## Items

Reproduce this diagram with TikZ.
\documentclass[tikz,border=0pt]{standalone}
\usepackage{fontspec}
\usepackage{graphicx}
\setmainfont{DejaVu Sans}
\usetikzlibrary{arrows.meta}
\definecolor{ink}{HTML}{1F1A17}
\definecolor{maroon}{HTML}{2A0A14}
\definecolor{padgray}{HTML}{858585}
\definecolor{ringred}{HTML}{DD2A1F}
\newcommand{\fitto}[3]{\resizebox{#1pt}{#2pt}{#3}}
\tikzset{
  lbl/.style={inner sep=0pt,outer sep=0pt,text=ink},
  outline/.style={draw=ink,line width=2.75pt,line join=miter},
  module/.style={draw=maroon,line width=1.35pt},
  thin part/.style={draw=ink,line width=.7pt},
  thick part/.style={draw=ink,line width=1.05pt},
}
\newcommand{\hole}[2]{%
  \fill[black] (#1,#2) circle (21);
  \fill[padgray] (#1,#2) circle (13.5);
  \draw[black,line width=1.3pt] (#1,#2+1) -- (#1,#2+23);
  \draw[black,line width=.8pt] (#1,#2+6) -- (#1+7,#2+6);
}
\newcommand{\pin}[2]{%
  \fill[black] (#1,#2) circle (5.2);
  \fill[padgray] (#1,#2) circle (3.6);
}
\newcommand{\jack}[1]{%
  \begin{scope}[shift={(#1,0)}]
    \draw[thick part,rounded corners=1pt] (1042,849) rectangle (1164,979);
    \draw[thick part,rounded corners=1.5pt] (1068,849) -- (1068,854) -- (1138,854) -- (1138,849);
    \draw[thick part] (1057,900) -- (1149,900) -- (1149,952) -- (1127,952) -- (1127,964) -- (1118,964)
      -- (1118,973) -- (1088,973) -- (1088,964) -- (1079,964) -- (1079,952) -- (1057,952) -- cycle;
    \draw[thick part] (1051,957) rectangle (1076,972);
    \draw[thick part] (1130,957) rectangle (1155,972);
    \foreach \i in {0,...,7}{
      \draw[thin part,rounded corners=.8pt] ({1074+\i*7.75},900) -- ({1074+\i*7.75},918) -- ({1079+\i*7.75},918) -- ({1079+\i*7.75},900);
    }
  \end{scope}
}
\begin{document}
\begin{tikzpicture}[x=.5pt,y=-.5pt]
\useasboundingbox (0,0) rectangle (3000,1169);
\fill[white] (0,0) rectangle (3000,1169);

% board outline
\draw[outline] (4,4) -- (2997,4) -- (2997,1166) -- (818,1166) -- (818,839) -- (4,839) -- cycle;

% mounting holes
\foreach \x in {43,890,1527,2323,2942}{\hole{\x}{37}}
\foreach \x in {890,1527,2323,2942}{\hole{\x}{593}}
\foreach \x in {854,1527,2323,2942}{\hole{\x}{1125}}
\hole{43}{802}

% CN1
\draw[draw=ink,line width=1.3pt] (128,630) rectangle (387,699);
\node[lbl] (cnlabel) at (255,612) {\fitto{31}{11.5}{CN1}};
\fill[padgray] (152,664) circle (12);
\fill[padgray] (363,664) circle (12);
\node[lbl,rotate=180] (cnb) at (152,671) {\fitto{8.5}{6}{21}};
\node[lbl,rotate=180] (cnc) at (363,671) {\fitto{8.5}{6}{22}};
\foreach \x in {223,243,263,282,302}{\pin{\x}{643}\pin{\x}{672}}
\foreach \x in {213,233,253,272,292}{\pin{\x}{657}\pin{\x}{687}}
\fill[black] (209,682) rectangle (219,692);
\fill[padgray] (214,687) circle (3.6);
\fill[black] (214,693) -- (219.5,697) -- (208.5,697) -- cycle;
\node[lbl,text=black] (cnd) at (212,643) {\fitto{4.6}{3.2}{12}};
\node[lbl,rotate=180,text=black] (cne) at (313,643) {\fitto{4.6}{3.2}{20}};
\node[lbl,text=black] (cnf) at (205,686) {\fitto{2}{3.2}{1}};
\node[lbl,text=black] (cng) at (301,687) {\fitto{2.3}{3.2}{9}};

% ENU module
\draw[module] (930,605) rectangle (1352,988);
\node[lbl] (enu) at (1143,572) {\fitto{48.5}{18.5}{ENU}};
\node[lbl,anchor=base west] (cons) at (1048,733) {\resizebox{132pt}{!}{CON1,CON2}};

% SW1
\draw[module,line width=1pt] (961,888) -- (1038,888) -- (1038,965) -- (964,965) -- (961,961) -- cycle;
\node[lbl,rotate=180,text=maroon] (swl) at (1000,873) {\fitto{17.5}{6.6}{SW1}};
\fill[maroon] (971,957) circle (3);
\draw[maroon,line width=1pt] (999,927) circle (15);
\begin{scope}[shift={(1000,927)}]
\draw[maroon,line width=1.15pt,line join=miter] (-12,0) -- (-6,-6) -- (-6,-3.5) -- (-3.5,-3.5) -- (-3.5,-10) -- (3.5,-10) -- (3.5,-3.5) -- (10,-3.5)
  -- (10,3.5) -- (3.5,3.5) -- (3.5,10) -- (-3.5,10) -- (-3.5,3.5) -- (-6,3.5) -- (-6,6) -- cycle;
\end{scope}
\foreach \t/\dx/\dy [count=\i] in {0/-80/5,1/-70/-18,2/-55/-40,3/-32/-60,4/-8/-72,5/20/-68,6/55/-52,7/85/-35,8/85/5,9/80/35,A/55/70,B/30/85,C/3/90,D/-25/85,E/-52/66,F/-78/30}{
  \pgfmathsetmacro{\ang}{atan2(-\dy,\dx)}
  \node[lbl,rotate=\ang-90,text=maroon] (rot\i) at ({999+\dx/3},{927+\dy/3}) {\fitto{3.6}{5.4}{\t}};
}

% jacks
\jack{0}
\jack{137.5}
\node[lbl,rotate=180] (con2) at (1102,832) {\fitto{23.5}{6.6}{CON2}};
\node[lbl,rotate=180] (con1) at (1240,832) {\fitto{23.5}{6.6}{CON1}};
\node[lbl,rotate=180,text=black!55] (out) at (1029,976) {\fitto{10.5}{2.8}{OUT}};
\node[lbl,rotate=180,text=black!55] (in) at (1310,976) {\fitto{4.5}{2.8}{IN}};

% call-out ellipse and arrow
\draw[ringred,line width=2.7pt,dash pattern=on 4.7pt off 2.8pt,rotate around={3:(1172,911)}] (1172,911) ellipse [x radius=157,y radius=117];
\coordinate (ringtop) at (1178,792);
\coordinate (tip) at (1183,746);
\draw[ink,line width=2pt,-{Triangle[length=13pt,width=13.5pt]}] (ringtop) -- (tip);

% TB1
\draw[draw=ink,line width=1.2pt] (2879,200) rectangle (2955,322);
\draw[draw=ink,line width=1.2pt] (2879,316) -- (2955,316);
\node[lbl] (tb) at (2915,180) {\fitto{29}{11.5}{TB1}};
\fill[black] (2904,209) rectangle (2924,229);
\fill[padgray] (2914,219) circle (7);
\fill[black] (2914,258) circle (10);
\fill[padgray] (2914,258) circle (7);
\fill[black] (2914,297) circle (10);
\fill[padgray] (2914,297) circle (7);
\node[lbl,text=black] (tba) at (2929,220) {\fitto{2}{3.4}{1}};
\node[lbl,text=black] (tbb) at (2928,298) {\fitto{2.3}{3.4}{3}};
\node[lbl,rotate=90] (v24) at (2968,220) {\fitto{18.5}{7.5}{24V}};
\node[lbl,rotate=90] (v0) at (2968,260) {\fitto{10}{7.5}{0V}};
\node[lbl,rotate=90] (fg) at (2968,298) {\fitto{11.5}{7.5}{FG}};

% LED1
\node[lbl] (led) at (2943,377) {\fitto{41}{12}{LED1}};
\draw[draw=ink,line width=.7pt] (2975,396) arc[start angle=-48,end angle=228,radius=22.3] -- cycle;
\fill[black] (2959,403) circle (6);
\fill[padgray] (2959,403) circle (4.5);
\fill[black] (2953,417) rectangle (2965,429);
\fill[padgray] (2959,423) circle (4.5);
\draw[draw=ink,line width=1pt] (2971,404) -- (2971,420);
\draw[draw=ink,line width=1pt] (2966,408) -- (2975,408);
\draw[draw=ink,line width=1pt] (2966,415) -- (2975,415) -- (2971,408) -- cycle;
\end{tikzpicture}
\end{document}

---

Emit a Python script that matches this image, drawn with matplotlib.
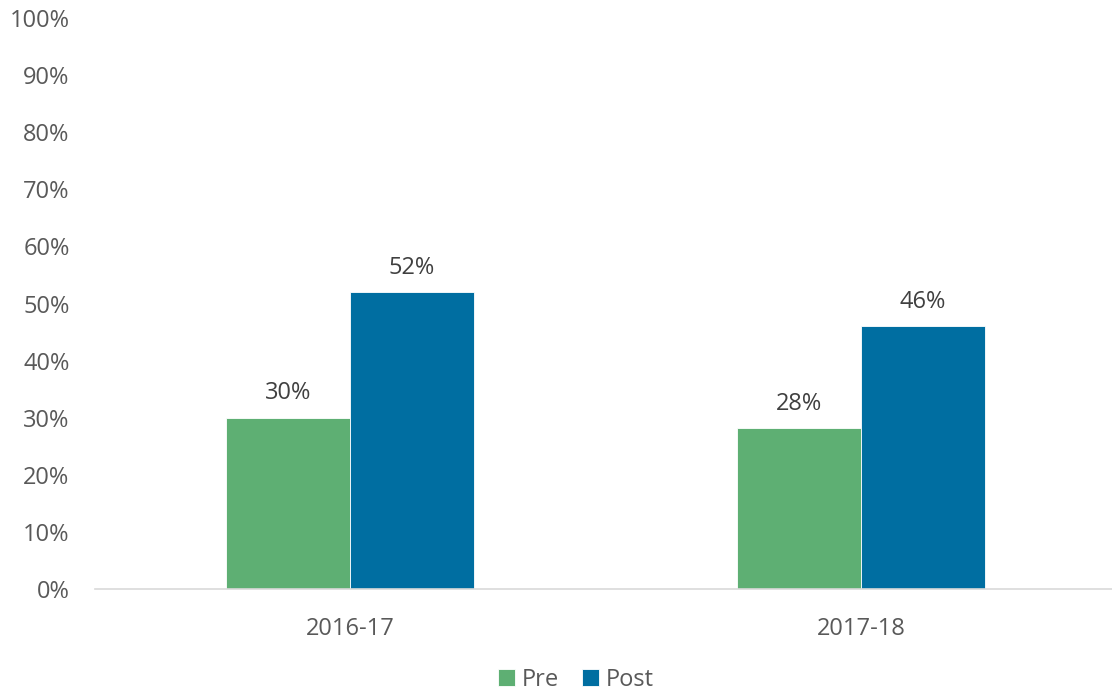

## Work to do
The lines to extract from the data above begin with the line containing "Reproduce this diagram with TikZ." and end with the line containing "(4,839) -- cycle;". Extract them exactly, including both.

## Response to this task
Reproduce this diagram with TikZ.
\documentclass[tikz,border=0pt]{standalone}
\usepackage{fontspec}
\usepackage{graphicx}
\setmainfont{DejaVu Sans}
\usetikzlibrary{arrows.meta}
\definecolor{ink}{HTML}{1F1A17}
\definecolor{maroon}{HTML}{2A0A14}
\definecolor{padgray}{HTML}{858585}
\definecolor{ringred}{HTML}{DD2A1F}
\newcommand{\fitto}[3]{\resizebox{#1pt}{#2pt}{#3}}
\tikzset{
  lbl/.style={inner sep=0pt,outer sep=0pt,text=ink},
  outline/.style={draw=ink,line width=2.75pt,line join=miter},
  module/.style={draw=maroon,line width=1.35pt},
  thin part/.style={draw=ink,line width=.7pt},
  thick part/.style={draw=ink,line width=1.05pt},
}
\newcommand{\hole}[2]{%
  \fill[black] (#1,#2) circle (21);
  \fill[padgray] (#1,#2) circle (13.5);
  \draw[black,line width=1.3pt] (#1,#2+1) -- (#1,#2+23);
  \draw[black,line width=.8pt] (#1,#2+6) -- (#1+7,#2+6);
}
\newcommand{\pin}[2]{%
  \fill[black] (#1,#2) circle (5.2);
  \fill[padgray] (#1,#2) circle (3.6);
}
\newcommand{\jack}[1]{%
  \begin{scope}[shift={(#1,0)}]
    \draw[thick part,rounded corners=1pt] (1042,849) rectangle (1164,979);
    \draw[thick part,rounded corners=1.5pt] (1068,849) -- (1068,854) -- (1138,854) -- (1138,849);
    \draw[thick part] (1057,900) -- (1149,900) -- (1149,952) -- (1127,952) -- (1127,964) -- (1118,964)
      -- (1118,973) -- (1088,973) -- (1088,964) -- (1079,964) -- (1079,952) -- (1057,952) -- cycle;
    \draw[thick part] (1051,957) rectangle (1076,972);
    \draw[thick part] (1130,957) rectangle (1155,972);
    \foreach \i in {0,...,7}{
      \draw[thin part,rounded corners=.8pt] ({1074+\i*7.75},900) -- ({1074+\i*7.75},918) -- ({1079+\i*7.75},918) -- ({1079+\i*7.75},900);
    }
  \end{scope}
}
\begin{document}
\begin{tikzpicture}[x=.5pt,y=-.5pt]
\useasboundingbox (0,0) rectangle (3000,1169);
\fill[white] (0,0) rectangle (3000,1169);

% board outline
\draw[outline] (4,4) -- (2997,4) -- (2997,1166) -- (818,1166) -- (818,839) -- (4,839) -- cycle;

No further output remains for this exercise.